**RECORDED INFORMATION:**
-=-=-=-=-

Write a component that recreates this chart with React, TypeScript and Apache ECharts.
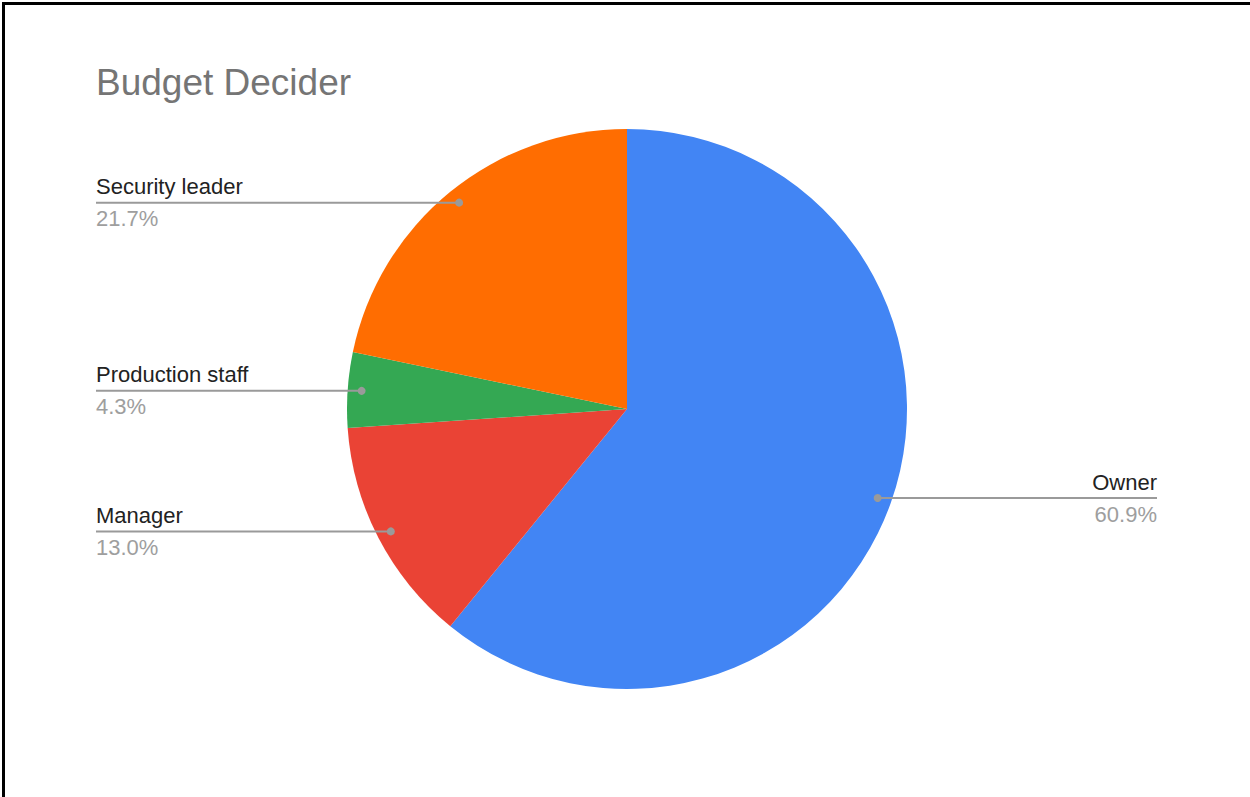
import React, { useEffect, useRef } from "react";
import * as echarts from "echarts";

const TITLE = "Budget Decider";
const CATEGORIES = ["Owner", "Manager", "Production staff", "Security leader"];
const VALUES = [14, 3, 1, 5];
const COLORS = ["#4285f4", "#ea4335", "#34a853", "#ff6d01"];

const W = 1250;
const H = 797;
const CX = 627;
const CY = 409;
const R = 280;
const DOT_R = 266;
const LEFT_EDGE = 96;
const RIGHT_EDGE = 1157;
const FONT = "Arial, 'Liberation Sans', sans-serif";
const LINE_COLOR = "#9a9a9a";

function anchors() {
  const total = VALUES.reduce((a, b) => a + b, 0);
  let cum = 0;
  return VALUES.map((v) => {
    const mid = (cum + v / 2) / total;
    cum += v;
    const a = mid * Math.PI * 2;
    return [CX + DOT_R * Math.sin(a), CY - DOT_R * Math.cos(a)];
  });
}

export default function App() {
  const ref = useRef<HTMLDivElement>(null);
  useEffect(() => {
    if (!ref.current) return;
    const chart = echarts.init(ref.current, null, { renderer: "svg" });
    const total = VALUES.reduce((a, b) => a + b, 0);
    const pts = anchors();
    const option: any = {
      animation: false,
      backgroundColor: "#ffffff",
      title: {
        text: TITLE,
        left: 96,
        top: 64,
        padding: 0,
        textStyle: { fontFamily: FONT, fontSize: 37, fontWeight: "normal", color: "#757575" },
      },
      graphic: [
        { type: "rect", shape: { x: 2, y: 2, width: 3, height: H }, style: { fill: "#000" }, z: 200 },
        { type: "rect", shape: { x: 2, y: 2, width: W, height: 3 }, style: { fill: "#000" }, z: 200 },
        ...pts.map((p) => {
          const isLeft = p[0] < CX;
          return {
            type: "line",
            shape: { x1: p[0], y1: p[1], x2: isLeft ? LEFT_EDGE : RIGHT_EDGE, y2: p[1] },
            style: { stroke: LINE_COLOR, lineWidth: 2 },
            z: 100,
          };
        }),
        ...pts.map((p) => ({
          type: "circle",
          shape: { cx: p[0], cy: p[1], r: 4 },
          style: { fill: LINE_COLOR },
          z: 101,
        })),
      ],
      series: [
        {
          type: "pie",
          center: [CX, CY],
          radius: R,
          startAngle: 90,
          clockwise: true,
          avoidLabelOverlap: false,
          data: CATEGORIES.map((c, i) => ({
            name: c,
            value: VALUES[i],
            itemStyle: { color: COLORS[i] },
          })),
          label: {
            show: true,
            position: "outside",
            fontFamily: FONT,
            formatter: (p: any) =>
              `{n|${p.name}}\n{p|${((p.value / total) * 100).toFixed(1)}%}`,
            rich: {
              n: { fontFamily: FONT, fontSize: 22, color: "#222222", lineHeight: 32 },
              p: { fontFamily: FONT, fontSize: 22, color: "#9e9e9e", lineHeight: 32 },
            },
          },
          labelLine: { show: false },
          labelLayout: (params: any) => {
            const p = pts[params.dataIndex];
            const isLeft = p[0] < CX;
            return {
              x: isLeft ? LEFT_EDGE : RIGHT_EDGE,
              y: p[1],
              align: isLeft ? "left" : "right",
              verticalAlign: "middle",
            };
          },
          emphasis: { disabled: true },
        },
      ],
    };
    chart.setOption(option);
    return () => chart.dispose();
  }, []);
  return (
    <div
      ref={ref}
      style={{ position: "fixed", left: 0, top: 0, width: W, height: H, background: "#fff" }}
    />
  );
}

-=-=-=-=-

**WHAT THE EXERCISE ASKS:** Return only the lines running from the top of the data to the line that holds "import * as". Include both of those lines, but skip the pictures.

**SOLUTION FOR THIS EXERCISE:**
Write a component that recreates this chart with React, TypeScript and Apache ECharts.
import React, { useEffect, useRef } from "react";
import * as echarts from "echarts";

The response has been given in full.